Originalton

Schreiben und Musik

Ein Saxofonspieler.
Musik kann beim Schreiben unterstützen. © picture-alliance / dpa / Aleshkovsky Mitya
Von Bodo Morshäuser · 28.08.2014
Kleine Formen erproben und mit den Möglichkeiten des Radios spielen: "Originalton" heißt ein täglicher Bestandteil unserer Sendung "Lesart" - kurze Texte, um die wir Schriftsteller bitten. In dieser Woche befasst sich Bodo Morshäuser mit dem "Kerngeschäft" eines Autors.
Wenn geschrieben wird, muss überhaupt nicht Ruhe herrschen. Es gibt Musik, die ich gern als Raum- oder Hintergrundgeräusch habe. Je sicherer und wohler ich mich in einem Text fühle, umso eher bin ich in der Lage, mir den Schreibraum durch Sound zu erweitern. Oder Musik gezielt einzusetzen, damit sie einen Zustand unterstützt. Damit sie das Ambiente, in dem der Text spielt, gegenwärtig hält. Es kommt jede Musik infrage. Sie darf die Aufmerksamkeit nicht zu sehr auf sich selbst lenken. Die Musik im Schreibraum muss dem Schreiben dienen. Das ist ihre Aufgabe.
Es gibt zwei Absichten, Musik beim Schreiben zu benutzen. Die erste bezieht sich direkt auf den Text. Die Musik korrespondiert mit dem Inhalt des Geschriebenen. Sie bildet akustisch die Epoche der Handlung ab. Oder sie vergegenwärtigt mir das Milieu, in dem meine Figuren sich bewegen. Musikalisch ist hier alles möglich. Es hängt von Epoche oder Milieu ab. Vor kurzem habe ich tagelang Operetten gehört. Nach einer Weile habe ich ganz gut verstanden, warum früher einmal so viele Leute diese Musik, die Texte und den Humor geliebt haben.
Die zweite Art, Musik beim Schreiben zu benutzen, hat nichts mit dem Geschriebenen, sondern nur etwas mit mir, dem Schreiber zu tun. Zum einen ist das Musik, die den Raum in eine eher schwerelose Atmosphäre hüllt. Musik, die aus wenigen Abweichungen besteht. Sphärisches Zeug, auch mimimal music, auch serielle Musik, vieles, was unter elektronische Musik firmiert. Toccaten von Bach. Kann ich stundenlang hören bzw. eben nicht immer hören, aber leise im Raum haben. Zum anderen benutze ich Musik mit ungefähr gleichbleibendem Rhythmus, der etwas schneller ist als mein Herzschlag. Sowas ist nützlich für längere Passagen, in denen ich eher mechanisch arbeite, zum Beispiel etwas tippe, ohne wirklich neue Absätze zu schreiben. Auch wenn ich spüre, dass ich eigentlich aufhören will, bleibe ich dann sitzen und mache weiter. Und weiter.

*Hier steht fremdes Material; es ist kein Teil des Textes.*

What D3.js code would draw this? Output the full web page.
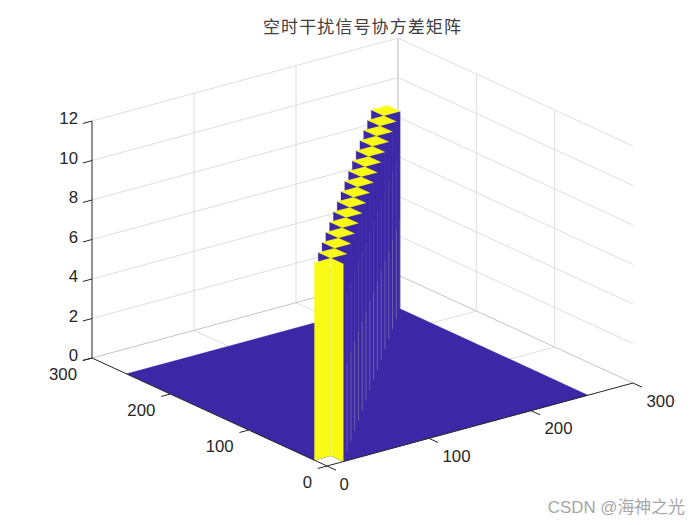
<!DOCTYPE html>
<html><head><meta charset="utf-8">
<script src="https://cdn.jsdelivr.net/npm/d3@7"></script>
<style>html,body{margin:0;padding:0;background:#fff}svg{display:block}</style>
</head><body><svg id="c" width="700" height="525"></svg>
<script>
const titleText = "空时干扰信号协方差矩阵";
const watermark = "CSDN @海神之光";
const xTicks = [0,100,200,300];
const yTicks = [0,100,200,300];
const zTicks = [0,2,4,6,8,10,12];
const blockEdges = [0,16,32,48,64,80,96,112,128,144,160,176,192,208,224,240];
const blockSize = [16];
const matrixSize = [256];
const blockHeights = [10,10,10,10,10,10,10,10,10,10,10,10,10,10,10,10];

const LOW = "#3c27a7", HIGH = "#f9fb15", AX = "#262626", GRID = "#dedede";

// oblique view: each data axis maps to a screen-x and a screen-y scale
const xPx = d3.scaleLinear().domain([0,300]).range([327,633]);
const xPy = d3.scaleLinear().domain([0,300]).range([466,383]);
const yPx = d3.scaleLinear().domain([0,300]).range([0,-235]);
const yPy = d3.scaleLinear().domain([0,300]).range([0,-108]);
const zPy = d3.scaleLinear().domain([0,12]).range([0,-237]);
const P = (x,y,z) => [xPx(x)+yPx(y), xPy(x)+yPy(y)+zPy(z)];

const svg = d3.select("#c");
const line = d3.line();
const poly = pts => line(pts)+"Z";
const seg = (g,a,b,col,w,op) => g.append("path").attr("d",line([P(...a),P(...b)]))
  .attr("stroke",col).attr("stroke-width",w).attr("fill","none").attr("opacity",op==null?1:op);

// grid + back box
const grid = svg.append("g");
xTicks.slice(1).forEach(t=>{
  const c = t===300 ? "#c4c4c4" : GRID;
  seg(grid,[t,0,0],[t,300,0],c,1);
  seg(grid,[t,300,0],[t,300,12],t===300?"#b0b0b0":GRID,1);
});
yTicks.slice(1).forEach(t=>{
  const c = t===300 ? "#c4c4c4" : GRID;
  seg(grid,[0,t,0],[300,t,0],c,1);
  seg(grid,[300,t,0],[300,t,12],GRID,1);
});
zTicks.slice(1).forEach(z=>{
  seg(grid,[0,300,z],[300,300,z],GRID,1);
  seg(grid,[300,300,z],[300,0,z],GRID,1);
});

// floor
const N = matrixSize[0], S = blockSize[0];
const marks = svg.append("g");
marks.append("path").attr("fill",LOW).attr("stroke",LOW).attr("stroke-width",0.3)
  .attr("d",poly([P(S,0,0),P(N,0,0),P(N,N,0),P(0,N,0),P(0,S,0),P(S,S,0)]));

// diagonal blocks, back to front
const order = d3.range(blockEdges.length).reverse();
order.forEach(k=>{
  const a = blockEdges[k], b = a+S, h = blockHeights[k];
  const g = marks.append("g");
  if(k>0){
    g.append("path").attr("fill",LOW).attr("stroke",LOW).attr("stroke-width",0.3)
      .attr("d",poly([P(a,a,0),P(a,b,0),P(a,b,h),P(a,a,h)]));
    g.append("path").attr("fill",LOW).attr("stroke",LOW).attr("stroke-width",0.3)
      .attr("d",poly([P(a,a,0),P(b,a,0),P(b,a,h),P(a,a,h)]));
    seg(g,[b,a,0],[b,a,h*0.45],"#a29eb0",0.7,0.7);
    seg(g,[b,a,h*0.45],[b,a,h*0.8],"#7d75c4",0.7,0.5);
    seg(g,[b,a,h*0.8],[b,a,h],"#5f54bc",0.7,0.35);
  } else {
    g.append("path").attr("fill",HIGH).attr("stroke",HIGH).attr("stroke-width",0.3)
      .attr("d",poly([P(a,b,0),P(b,b,0),P(b,b,h),P(a,b,h)]));
    g.append("path").attr("fill",HIGH).attr("stroke",HIGH).attr("stroke-width",0.3)
      .attr("d",poly([P(b,a,0),P(b,b,0),P(b,b,h),P(b,a,h)]));
  }
  g.append("path").attr("fill",HIGH).attr("stroke",HIGH).attr("stroke-width",0.2)
    .attr("d",poly([P(a,a,h),P(b,a,h),P(b,b,h),P(a,b,h)]));
  if(k===0) seg(g,[b,b,0],[b,b,h],"#fdfd9a",0.7,0.9);
});

// axes
const ax = svg.append("g");
seg(ax,[0,300,0],[0,0,0],AX,1);
seg(ax,[0,0,0],[300,0,0],AX,1);
seg(ax,[0,300,0],[0,300,12],AX,1);
const tickY = 11.5, tickX = 9; // tick lengths in data units
xTicks.forEach(t=>seg(ax,[t,0,0],[t,-tickY,0],AX,1));
yTicks.forEach(t=>seg(ax,[0,t,0],[-tickX,t,0],AX,1));
zTicks.forEach(z=>seg(ax,[0,300,z],[-tickX,300,z],AX,1));

// labels
const font = "'Liberation Sans',Arial,sans-serif";
const lab = (x,y,t,anchor) => svg.append("text").attr("x",x).attr("y",y).text(t)
  .attr("text-anchor",anchor).attr("dominant-baseline","central")
  .attr("font-family",font).attr("font-size",16.8).attr("fill",AX);
zTicks.forEach(z=>{ const p=P(0,300,z); lab(p[0]-14,p[1]-2.5,z,"end"); });
yTicks.forEach(t=>{ const p=P(0,t,0); lab(p[0]-15,p[1]+16,t,"end"); });
xTicks.forEach(t=>{ const p=P(t,0,0); lab(p[0]+(t===0?12.5:13.5),p[1]+18,t,"start"); });

svg.append("text").attr("x",362.5).attr("y",25).attr("text-anchor","middle")
  .attr("dominant-baseline","central").text(titleText)
  .attr("font-family","'Noto Sans CJK SC'").attr("font-weight",400).attr("font-size",17)
  .attr("letter-spacing",1.1).attr("fill","#404040");
svg.append("text").attr("x",685).attr("y",507).attr("text-anchor","end")
  .attr("dominant-baseline","central").text(watermark)
  .attr("font-family",font+",'Noto Sans CJK SC'").attr("font-size",16.9).attr("fill","#a6a6a6");
</script></body></html>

Richtig laute Musik geht nicht. Während des Schreibens muss sie leise sein. Am besten, sie ist so leise, dass ich sie kaum bewusst höre. Ich will sie gar nicht hören, wie man Musik hört. Ich will sie dahaben als Teil des Raums. Als Teil von mir selbst. Als meine Erweiterung. Sie hat eine einzige Aufgabe: Mir beizustehen und mich zu unterstützen. Tut sie das nicht, wird sofort ausgeschaltet. Denn beim Schreiben kann sehr wohl auch absolute Ruhe herrschen. Manchmal ist es das beste. Oft sogar. Aber nicht immer.
Der Schriftsteller Bodo Morshäuser ist gebürtiger Berliner und auch ein gestandener Radiomann. In den 70er-Jahren arbeitete er für den RIAS und den Sender Freies Berlin. Anfang der 80er-Jahre verfasste und moderierte er regelmäßig Sendungen der Reihe Plattensprünge im SFB-Jugendfunk. Noch heute verfasst er Radioerzählungen, Features und Rezensionen.
Als Autor wurde Morshäuser bekannt mit Romanen wie "Die Berliner Simulation", "Blende" oder "Der weiße Wannsee". In diesem Jahr erschien sein Roman "Und die Sonne scheint", eine Selbstbeobachtung über das Leben mit einer Krebserkrankung.